Che la ricetta sia molto antica lo testimonierebbe anche il fatto che la si ritrova in diverse parti d’Italia, ovviamente con nomi diversi: morseleti a La Spezia, panzanelle a Massa, in Versilia e in Garfagnana, gnocco fritto a Reggio Emilia e Modena, pasta fritta a Lucca, crescentina fritta a Bologna, sgabei, appunto, in Lunigiana e a Carrara. L’origine popolare li ha resi da anni un prodotto tipico delle sagre di paese ma da tempo, ormai, si trovano anche alla voce antipasti, sui menu dei locali più prestigiosi. Ridotti a misura di finger food o grandi come panini, stretti e lunghi o a losanga, sottili o più corposi: la forma degli sgabei offre ampio spazio alla creatività e ancor di più alla culinaria. Si possono farcire con ogni genere di salume, con i formaggi a partire dallo stracchino, ma si abbinano anche ai pomodori ciliegini, alla giardiniera di verdura e alle olive. Un must delle merende estive negli stabilimenti balneari della costa carrarese sono gli sgabei con la nutella, ma, in versione dolce, nei ristoranti, qualcuno li serve anche con la crema.

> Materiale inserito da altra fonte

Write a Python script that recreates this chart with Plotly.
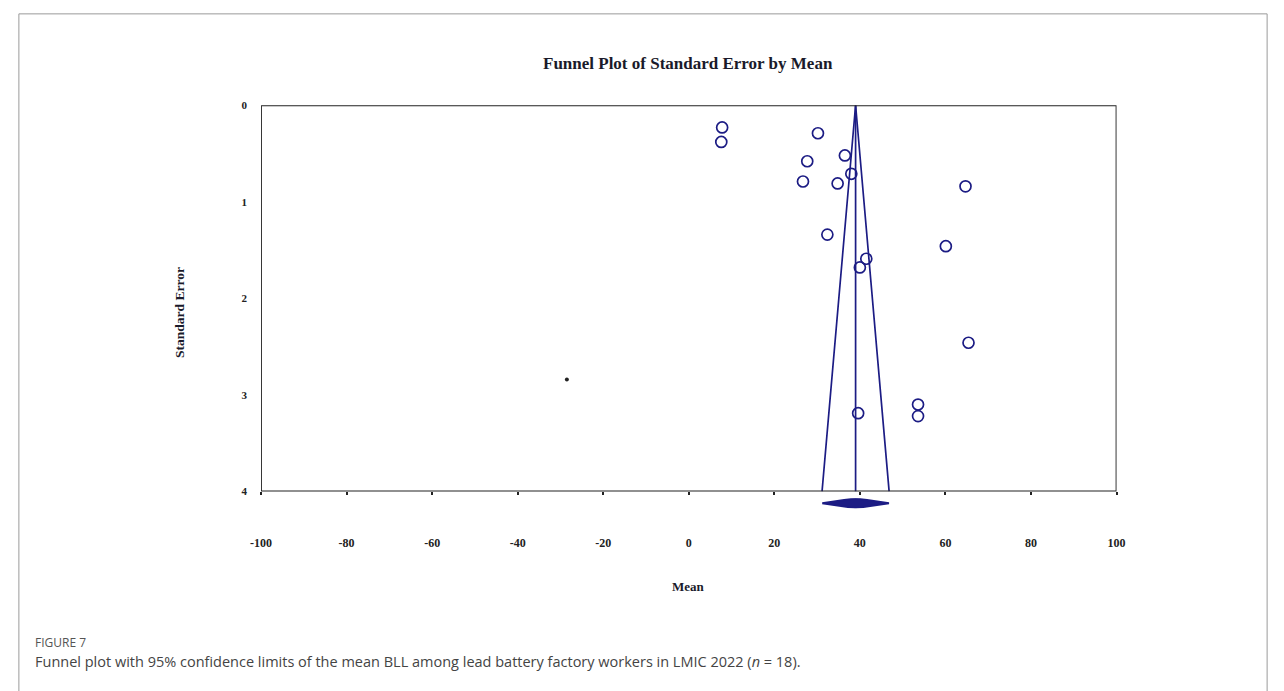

Vanno bene con tutto e stanno bene anche da soli, appena spolverati di sale fino.

Ingredienti:

500 grammi di farina bianca
25 grammi di lievito di birra
250 centilitri di acqua tiepida
sale q.b.
olio extra vergine d’oliva per la cottura

Preparazione:

Sciogliere il lievito di birra nell’acqua tepida, porre la farina sulla spianatoia e fare un incavo al centro. Versare l’acqua e un poco di sale e lavorare bene il tutto in modo da avere un impasto morbido ed omogeneo. Lasciare lievitare un paio d’ore coperto da un telo. Stendere quindi con un mattarello una sfoglia sottile e tagliarla a pezzi lunghi circa 15 cm. e larghi 3/4. Fare riposare la pasta così preparata per altri 20 minuti circa e quindi friggerli in una padella grande, con molto olio extra vergine d’oliva caldo ma non bollente. Far dorare da ambo le parti, scolarli su carta assorbente per fritture e cospargeteli di sale.